My Favorite Thing is Monsters Volume 2 The first volume was a surprise highlight of 2017 and it was a bummer to see this follow up slide further and further back on release calendars. Hoping it finally arrives this year, but the original was so wonderful that I'm ready to wait as long as it takes.
Missing Link There are other animated movies I'll be really excited for by the time they come out this year (Toy Story 4 and Frozen 2 will surely be huge events) but I'm probably most excited that Laika is back with a new feature.
Star Trek It looks like, as an attempt to get people like me to actually keep up their CBS All Access subscription outside of the two months they're offering new episodes of Star Trek Discovery (and I am pretty psyched for this second season!) they are planning on keeping us in new Star Trek as often as possible. An animated Trek comedy! A new series about Picard! More of those very cool Short Treks!
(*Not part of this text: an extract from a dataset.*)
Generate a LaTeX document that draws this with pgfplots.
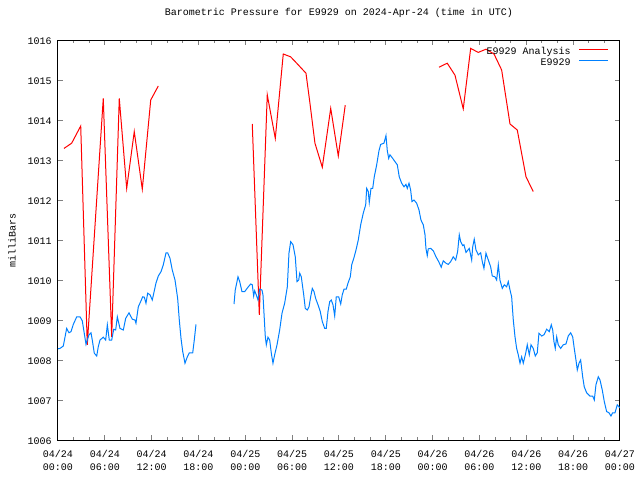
\documentclass[border=0pt]{standalone}
\usepackage{pgfplots}
\pgfplotsset{compat=1.18}
\usepackage{fontspec}
\setmainfont{Liberation Mono}
\definecolor{anared}{RGB}{255,0,0}
\definecolor{obsblue}{RGB}{0,128,255}
\newcommand{\gfont}{\fontsize{7.5}{9.75}\selectfont}
\begin{document}
\begin{tikzpicture}
\useasboundingbox (0,0) rectangle (480pt,360pt);
\begin{axis}[
  at={(43.5pt,30pt)}, anchor=south west,
  scale only axis, width=421.5pt, height=300pt,
  xmin=0, xmax=72, ymin=1006, ymax=1016,
  axis line style={line width=0.75pt},
  tick style={line width=0.75pt},
  tick align=inside,
  major tick length=3.75pt, minor tick length=2pt,
  xtick={0,6,...,72},
  minor x tick num=2,
  xticklabels={04/24\\00:00,04/24\\06:00,04/24\\12:00,04/24\\18:00,04/25\\00:00,04/25\\06:00,04/25\\12:00,04/25\\18:00,04/26\\00:00,04/26\\06:00,04/26\\12:00,04/26\\18:00,04/27\\00:00},
  xticklabel style={align=center, anchor=north, inner sep=0pt, yshift=-7.5pt, font=\gfont},
  ytick={1006,1007,...,1016},
  yticklabels={1006,1007,1008,1009,1010,1011,1012,1013,1014,1015,1016},
  yticklabel style={anchor=east, inner sep=0pt, xshift=-4.5pt, yshift=-1pt, font=\gfont},
  title={Barometric Pressure for E9929 on 2024-Apr-24 (time in UTC)},
  title style={at={(axis description cs:0.5,1)}, anchor=base, inner sep=0pt, yshift=12.5pt, font=\gfont},
  ylabel={milliBars},
  ylabel style={at={(axis description cs:-0.0819,0.5)}, anchor=center, inner sep=0pt, font=\gfont},
  legend plot pos=right,
  legend cell align=right,
  legend image code/.code={\draw[#1] (0pt,1.5pt) -- (21.5pt,1.5pt);},
  legend style={at={(axis description cs:0.987,0.996)}, anchor=north east, draw=none, fill=none, font=\gfont, row sep=-2.6pt, column sep=4pt},
  unbounded coords=jump,
]
\addplot[anared, line width=0.75pt] table {
x y
0.77 1013.29
1.75 1013.42
2.91 1013.85
3.75 1008.38
5.80 1014.54
6.88 1008.58
7.85 1014.54
8.80 1012.29
9.77 1013.71
10.80 1012.27
11.88 1014.50
12.85 1014.85
nan nan
24.89 1013.90
25.79 1009.13
26.81 1014.63
27.84 1013.54
28.86 1015.65
29.80 1015.58
30.58 1015.42
31.77 1015.17
32.28 1014.42
32.92 1013.42
33.86 1012.82
34.94 1014.29
35.91 1013.10
36.80 1014.37
nan nan
48.81 1015.32
49.87 1015.42
50.86 1015.12
51.92 1014.28
52.87 1015.79
53.84 1015.69
54.83 1015.77
55.86 1015.65
56.84 1015.25
57.91 1013.90
58.84 1013.75
59.96 1012.58
60.89 1012.21
};
\addlegendentry{E9929 Analysis}
\addplot[obsblue, line width=0.75pt] table {
x y
0.00 1008.28
0.26 1008.29
0.68 1008.35
1.11 1008.79
1.41 1008.68
1.67 1008.71
1.96 1008.89
2.40 1009.08
2.82 1009.08
3.11 1008.98
3.33 1008.71
3.59 1008.39
3.75 1008.50
3.97 1008.63
4.23 1008.68
4.39 1008.50
4.65 1008.17
4.96 1008.10
5.16 1008.33
5.38 1008.50
5.80 1008.57
6.11 1008.50
6.32 1008.88
6.57 1008.50
6.88 1008.50
7.14 1008.77
7.39 1008.75
7.60 1009.08
7.94 1008.79
8.37 1008.75
8.67 1009.04
9.10 1009.18
9.52 1009.02
9.86 1009.00
9.99 1008.92
10.29 1009.33
10.59 1009.46
10.85 1009.58
11.06 1009.57
11.27 1009.42
11.49 1009.67
11.79 1009.63
12.08 1009.50
12.55 1009.92
12.85 1010.10
13.20 1010.21
13.49 1010.38
13.84 1010.68
14.05 1010.68
14.35 1010.54
14.64 1010.25
14.99 1010.00
15.33 1009.54
15.54 1009.00
15.76 1008.54
15.98 1008.21
16.27 1007.92
16.57 1008.08
16.82 1008.18
17.26 1008.18
17.46 1008.50
17.68 1008.89
nan nan
22.55 1009.40
22.71 1009.75
23.06 1010.08
23.28 1009.96
23.57 1009.71
23.92 1009.71
24.34 1009.82
24.69 1009.90
24.89 1009.88
25.07 1009.60
25.20 1009.73
25.40 1009.63
25.62 1009.50
25.84 1009.77
26.13 1009.75
26.26 1009.63
26.39 1009.17
26.56 1008.58
26.69 1008.38
26.90 1008.57
27.12 1008.50
27.33 1008.17
27.54 1007.92
27.76 1008.13
28.06 1008.38
28.40 1008.75
28.70 1009.17
29.04 1009.42
29.38 1009.83
29.59 1010.67
29.81 1010.96
30.11 1010.88
30.40 1010.58
30.62 1009.96
30.84 1010.00
30.97 1010.17
31.17 1010.08
31.48 1009.63
31.68 1009.29
31.94 1009.25
32.16 1009.33
32.37 1009.58
32.58 1009.79
32.80 1009.71
33.01 1009.54
33.31 1009.38
33.60 1009.21
33.86 1008.96
34.17 1008.79
34.37 1008.79
34.59 1009.21
34.81 1009.46
35.01 1009.50
35.23 1009.38
35.45 1009.10
35.65 1009.58
35.96 1009.58
36.22 1009.40
36.42 1009.63
36.64 1009.77
36.93 1009.77
37.15 1009.92
37.45 1010.08
37.63 1010.38
37.92 1010.56
38.18 1010.75
38.47 1011.00
38.78 1011.38
39.11 1011.67
39.42 1011.88
39.55 1012.29
39.75 1012.21
39.88 1011.94
40.10 1012.29
40.32 1012.29
40.52 1012.58
40.83 1012.88
41.12 1013.23
41.34 1013.39
41.76 1013.42
42.02 1013.61
42.19 1013.23
42.37 1013.04
42.53 1013.13
42.88 1013.04
43.17 1012.96
43.47 1012.88
43.72 1012.58
44.03 1012.42
44.33 1012.33
44.58 1012.39
44.75 1012.29
44.97 1012.42
45.18 1012.25
45.35 1011.96
45.61 1012.00
45.95 1011.92
46.25 1011.75
46.50 1011.50
46.80 1011.38
47.02 1011.13
47.14 1010.79
47.31 1010.61
47.44 1010.78
47.75 1010.79
48.08 1010.73
48.43 1010.58
48.77 1010.46
49.10 1010.32
49.36 1010.48
49.71 1010.42
50.00 1010.39
50.31 1010.46
50.64 1010.58
50.95 1010.50
51.20 1010.71
51.41 1011.13
51.59 1010.96
51.84 1010.86
52.01 1010.88
52.27 1010.69
52.69 1010.79
53.00 1010.50
53.13 1010.83
53.33 1011.02
53.55 1010.75
53.85 1010.63
54.15 1010.68
54.36 1010.46
54.57 1010.29
54.83 1010.67
55.13 1010.50
55.43 1010.33
55.64 1010.10
55.98 1010.08
56.20 1010.00
56.41 1010.38
56.62 1010.00
56.92 1009.79
57.18 1009.88
57.48 1009.83
57.69 1009.96
57.91 1009.75
58.12 1009.58
58.33 1009.00
58.55 1008.58
58.76 1008.29
58.97 1008.13
59.19 1007.92
59.40 1008.08
59.61 1007.92
59.92 1008.17
60.12 1008.38
60.38 1008.13
60.60 1008.38
60.89 1008.29
61.15 1008.10
61.40 1008.18
61.62 1008.67
61.97 1008.60
62.26 1008.63
62.61 1008.77
62.94 1008.71
63.20 1008.88
63.38 1008.75
63.54 1008.46
63.71 1008.29
63.89 1008.58
64.09 1008.38
64.40 1008.29
64.73 1008.38
65.08 1008.40
65.37 1008.60
65.68 1008.68
65.94 1008.58
66.14 1008.29
66.36 1008.00
66.53 1007.75
66.75 1007.92
66.96 1008.00
67.22 1007.58
67.42 1007.33
67.73 1007.18
68.15 1007.10
68.50 1007.10
68.71 1007.00
68.92 1007.38
69.22 1007.58
69.44 1007.50
69.73 1007.25
69.99 1006.96
70.29 1006.71
70.59 1006.68
70.84 1006.60
71.06 1006.68
71.36 1006.68
71.65 1006.88
71.87 1006.83
72.00 1006.80
};
\addlegendentry{E9929}
\end{axis}
\end{tikzpicture}
\end{document}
I'm pretty into seeing what they have in store this year.
Looney Tunes Cartoons After years and years of grousing about Warner Bros' treatment of the Looney Tunes characters (even when they have something that kinda works, like Wabbit or New Looney Tunes, it has felt like they're on the C-list; and no, Space Jam 2 does not make me feel better), I'm intrigued by this series and am anxious to see some footage to see what they're cooking up.
Penny Dreadful: City of Angels I loved the original series, I'm a sucker for stories set in America in the 30s, and  I like the cast they're lining up, so I'm definitely into this.
Amazing Stories I don't even know if or when I'll get to see this (we already have so many streaming services and if I'm adding another one this year, it'll be Disney+), but I love the idea of a new Amazing Stories and if Spielberg directs an episode or two it'll make this a must watch somehow.